Shane Bowers, (C/L) Boston University, NCAA 14 GP 6-3-9
Bowers, the 28th pick, was traded to Colorado as part of the Matt Duchene trade. While he’ll never be a prolific scorer, he will produce some adequate offence and be a solid player in different areas of the game. He became a necessary part of the trade and it reflects on his potential that he was coveted by the Avalanche. He’s the one player who won’t be a participant at the World Juniors this year but should be a solid candidate for the 2019 event.
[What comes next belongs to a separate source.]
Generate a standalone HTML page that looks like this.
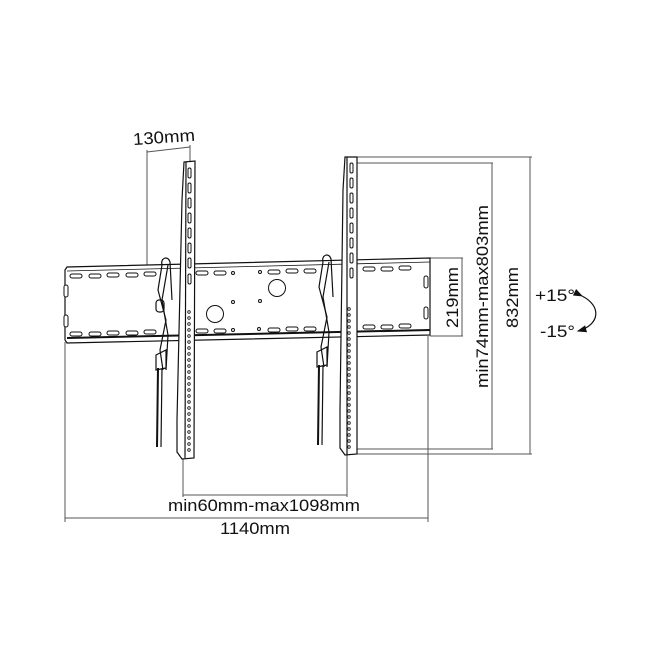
<!DOCTYPE html>
<html><head><meta charset="utf-8"><style>
html,body{margin:0;padding:0;background:#fff}
svg{display:block}
text{font-family:"Liberation Sans","DejaVu Sans",sans-serif;fill:#111}
</style></head><body>
<svg width="662" height="662" viewBox="0 0 662 662" xmlns="http://www.w3.org/2000/svg">
<defs>
<marker id="ah" markerWidth="8" markerHeight="6" refX="7" refY="3" orient="auto"><path d="M0,0 L8,3 L0,6 z" fill="#111"/></marker>
</defs>
<g stroke="#555" stroke-width="1" fill="none">
<line x1="147" y1="150" x2="147" y2="266"/>
<line x1="190" y1="145" x2="190" y2="162"/>
<line x1="147" y1="152" x2="190" y2="147"/>
<line x1="345" y1="157" x2="532" y2="157"/>
<line x1="345" y1="454" x2="532" y2="454"/>
<line x1="530" y1="157" x2="530" y2="454"/>
<line x1="357" y1="163" x2="493" y2="163"/>
<line x1="357" y1="449" x2="493" y2="449"/>
<line x1="492" y1="163" x2="492" y2="449"/>
<line x1="430" y1="258" x2="463" y2="258"/>
<line x1="430" y1="336" x2="463" y2="336"/>
<line x1="462" y1="258" x2="462" y2="336"/>
<line x1="65" y1="342" x2="65" y2="522"/>
<line x1="428" y1="336" x2="428" y2="522"/>
<line x1="65" y1="518" x2="428" y2="518"/>
<line x1="183" y1="458" x2="183" y2="497"/>
<line x1="347" y1="455" x2="347" y2="497"/>
<line x1="183" y1="495" x2="347" y2="495"/>
</g>
<g stroke="#111" stroke-width="1.2" fill="#fff">
<path d="M65,270 L67,267 L430,258 L430,335 L67,343 L65,340 z"/>
<line x1="67" y1="338" x2="430" y2="330" stroke-width="2"/>
<line x1="67" y1="271" x2="430" y2="262" stroke-width="0.8"/>
</g>
<g stroke="#111" stroke-width="1" fill="#fff">
<rect x="70" y="274" width="12" height="4" rx="2"/><rect x="89" y="274" width="12" height="4" rx="2"/><rect x="107" y="273" width="12" height="4" rx="2"/><rect x="126" y="273" width="12" height="4" rx="2"/><rect x="144" y="272" width="12" height="4" rx="2"/>
<rect x="196" y="271" width="12" height="4" rx="2"/><rect x="214" y="271" width="12" height="4" rx="2"/>
<rect x="268" y="270" width="12" height="4" rx="2"/><rect x="286" y="269" width="12" height="4" rx="2"/><rect x="304" y="269" width="12" height="4" rx="2"/>
<rect x="363" y="267" width="12" height="4" rx="2"/><rect x="381" y="267" width="12" height="4" rx="2"/><rect x="399" y="266" width="12" height="4" rx="2"/>
<rect x="70" y="332" width="12" height="4" rx="2"/><rect x="89" y="332" width="12" height="4" rx="2"/><rect x="107" y="331" width="12" height="4" rx="2"/><rect x="126" y="331" width="12" height="4" rx="2"/><rect x="144" y="330" width="12" height="4" rx="2"/>
<rect x="196" y="329" width="12" height="4" rx="2"/><rect x="214" y="329" width="12" height="4" rx="2"/>
<rect x="268" y="328" width="12" height="4" rx="2"/><rect x="286" y="327" width="12" height="4" rx="2"/><rect x="304" y="327" width="12" height="4" rx="2"/>
<rect x="363" y="325" width="12" height="4" rx="2"/><rect x="381" y="325" width="12" height="4" rx="2"/><rect x="399" y="324" width="12" height="4" rx="2"/>
<rect x="64" y="285" width="4" height="12" rx="2"/><rect x="64" y="315" width="4" height="12" rx="2"/>
<rect x="424" y="276" width="4" height="12" rx="2"/><rect x="424" y="307" width="4" height="12" rx="2"/>
<circle cx="215" cy="314" r="8.5"/><circle cx="277" cy="288" r="8.5"/>
<circle cx="233" cy="273" r="1.5"/><circle cx="260" cy="272" r="1.5"/><circle cx="233" cy="302" r="1.5"/><circle cx="260" cy="301" r="1.5"/><circle cx="233" cy="330" r="1.5"/><circle cx="259" cy="329" r="1.5"/>
</g>
<g stroke="#111" stroke-width="1.2" fill="none">
<path d="M162,265 C160,258 168,255 170,262 L172,300"/>
<path d="M162,265 L158,290 L166,320 L160,350 L163,370"/>
<path d="M168,265 L162,300 L168,335 L166,370"/>
<rect x="156" y="300" width="8" height="12" rx="3"/>
<path d="M156,355 L166,350 L166,368 L156,370 z"/>
<line x1="158" y1="368" x2="157" y2="447" stroke-width="2"/>
<line x1="162" y1="368" x2="161" y2="447"/>
<path d="M323,262 C321,255 329,252 331,259 L333,297"/>
<path d="M323,262 L319,287 L327,317 L321,347 L324,367"/>
<path d="M329,262 L323,297 L329,332 L327,367"/>
<path d="M317,352 L327,347 L327,365 L317,367 z"/>
<line x1="319" y1="365" x2="318" y2="445" stroke-width="2"/>
<line x1="323" y1="365" x2="322" y2="445"/>
</g>
<g stroke="#111" stroke-width="1.2" fill="#fff">
<path d="M184,162 L195,161 L194,458 L182,459 L177,452 L177,420 L182,200 z"/>
<line x1="186" y1="162" x2="185" y2="458"/>
<path d="M345,157 L357,157 L357,454 L345,455 L340,448 L340,410 L343,190 z"/>
<line x1="347" y1="157" x2="347" y2="455"/>
</g>
<g stroke="#111" stroke-width="1" fill="#fff">
<rect x="188" y="168" width="3" height="10" rx="1.5"/><rect x="188" y="183" width="3" height="10" rx="1.5"/><rect x="188" y="198" width="3" height="10" rx="1.5"/><rect x="188" y="213" width="3" height="10" rx="1.5"/><rect x="188" y="228" width="3" height="10" rx="1.5"/><rect x="188" y="243" width="3" height="10" rx="1.5"/><rect x="188" y="258" width="3" height="10" rx="1.5"/><rect x="188" y="274" width="3" height="10" rx="1.5"/>
<rect x="350" y="163" width="3" height="10" rx="1.5"/><rect x="350" y="178" width="3" height="10" rx="1.5"/><rect x="350" y="193" width="3" height="10" rx="1.5"/><rect x="350" y="208" width="3" height="10" rx="1.5"/><rect x="350" y="223" width="3" height="10" rx="1.5"/><rect x="350" y="238" width="3" height="10" rx="1.5"/><rect x="350" y="253" width="3" height="10" rx="1.5"/><rect x="350" y="268" width="3" height="10" rx="1.5"/>
</g>
<g stroke="#111" stroke-width="0.8" fill="#fff">
<circle cx="189" cy="312" r="1.3"/><circle cx="189" cy="318" r="1.3"/><circle cx="189" cy="324" r="1.3"/><circle cx="189" cy="330" r="1.3"/><circle cx="189" cy="336" r="1.3"/><circle cx="189" cy="342" r="1.3"/><circle cx="189" cy="348" r="1.3"/><circle cx="189" cy="354" r="1.3"/><circle cx="189" cy="360" r="1.3"/><circle cx="189" cy="366" r="1.3"/><circle cx="189" cy="372" r="1.3"/><circle cx="189" cy="378" r="1.3"/><circle cx="189" cy="384" r="1.3"/><circle cx="189" cy="390" r="1.3"/><circle cx="189" cy="396" r="1.3"/><circle cx="189" cy="402" r="1.3"/><circle cx="189" cy="408" r="1.3"/><circle cx="189" cy="414" r="1.3"/><circle cx="189" cy="420" r="1.3"/><circle cx="189" cy="426" r="1.3"/><circle cx="189" cy="432" r="1.3"/><circle cx="189" cy="438" r="1.3"/><circle cx="189" cy="444" r="1.3"/><circle cx="189" cy="450" r="1.3"/>
<circle cx="349" cy="309" r="1.3"/><circle cx="349" cy="315" r="1.3"/><circle cx="349" cy="321" r="1.3"/><circle cx="349" cy="327" r="1.3"/><circle cx="349" cy="333" r="1.3"/><circle cx="349" cy="339" r="1.3"/><circle cx="349" cy="345" r="1.3"/><circle cx="349" cy="351" r="1.3"/><circle cx="349" cy="357" r="1.3"/><circle cx="349" cy="363" r="1.3"/><circle cx="349" cy="369" r="1.3"/><circle cx="349" cy="375" r="1.3"/><circle cx="349" cy="381" r="1.3"/><circle cx="349" cy="387" r="1.3"/><circle cx="349" cy="393" r="1.3"/><circle cx="349" cy="399" r="1.3"/><circle cx="349" cy="405" r="1.3"/><circle cx="349" cy="411" r="1.3"/><circle cx="349" cy="417" r="1.3"/><circle cx="349" cy="423" r="1.3"/><circle cx="349" cy="429" r="1.3"/><circle cx="349" cy="435" r="1.3"/><circle cx="349" cy="441" r="1.3"/><circle cx="349" cy="447" r="1.3"/>
</g>
<path d="M582,296 C602,306 600,325 578,331" stroke="#111" stroke-width="1.2" fill="none" marker-start="url(#ah)" marker-end="url(#ah)"/>
<g font-size="17">
<text x="133" y="143" textLength="62" lengthAdjust="spacingAndGlyphs" transform="rotate(-4 163 138)">130mm</text>
<text x="168" y="511" textLength="192" lengthAdjust="spacingAndGlyphs">min60mm-max1098mm</text>
<text x="220" y="534" textLength="70" lengthAdjust="spacingAndGlyphs">1140mm</text>
<text x="535" y="301" textLength="40" lengthAdjust="spacingAndGlyphs">+15°</text>
<text x="540" y="337" textLength="35" lengthAdjust="spacingAndGlyphs">-15°</text>
<text transform="translate(458,328) rotate(-90)" textLength="61" lengthAdjust="spacingAndGlyphs">219mm</text>
<text transform="translate(488,388) rotate(-90)" textLength="183" lengthAdjust="spacingAndGlyphs">min74mm-max803mm</text>
<text transform="translate(518,328) rotate(-90)" textLength="61" lengthAdjust="spacingAndGlyphs">832mm</text>
</g>
</svg>
</body></html>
Ryan Poehling, (C/L) St. Cloud State University, NCAA, 11GP, 3-10-13
As a 17-year-old freshman in college hockey, Ryan was able to hold his own and progress nicely over the course of the year. He capped off his freshman season by joining the U.S. under-18 team that captured gold at the IIHF tourney in Slovakia. He was an instrumental player for the U.S. during the event and will be counted upon to be an important member for the U.S. at the World Juniors. The 25th overall pick has a game similar in style to Jordan Staal.
Where scouts will be this weekend
Halifax Mooseheads at Acadie-Bathurst Titan, Sunday, Nov. 26. It’s where I’ll be and I’m excited to watch four players I feel will be first-round picks in the 2018 NHL draft. The Mooseheads boast three in Filip Zadina, who will play for the Czechs at the World Juniors, Jared McIsaac and Benoit-Olivier Groulx. The Titan have Noah Dobson, a very good defenceman.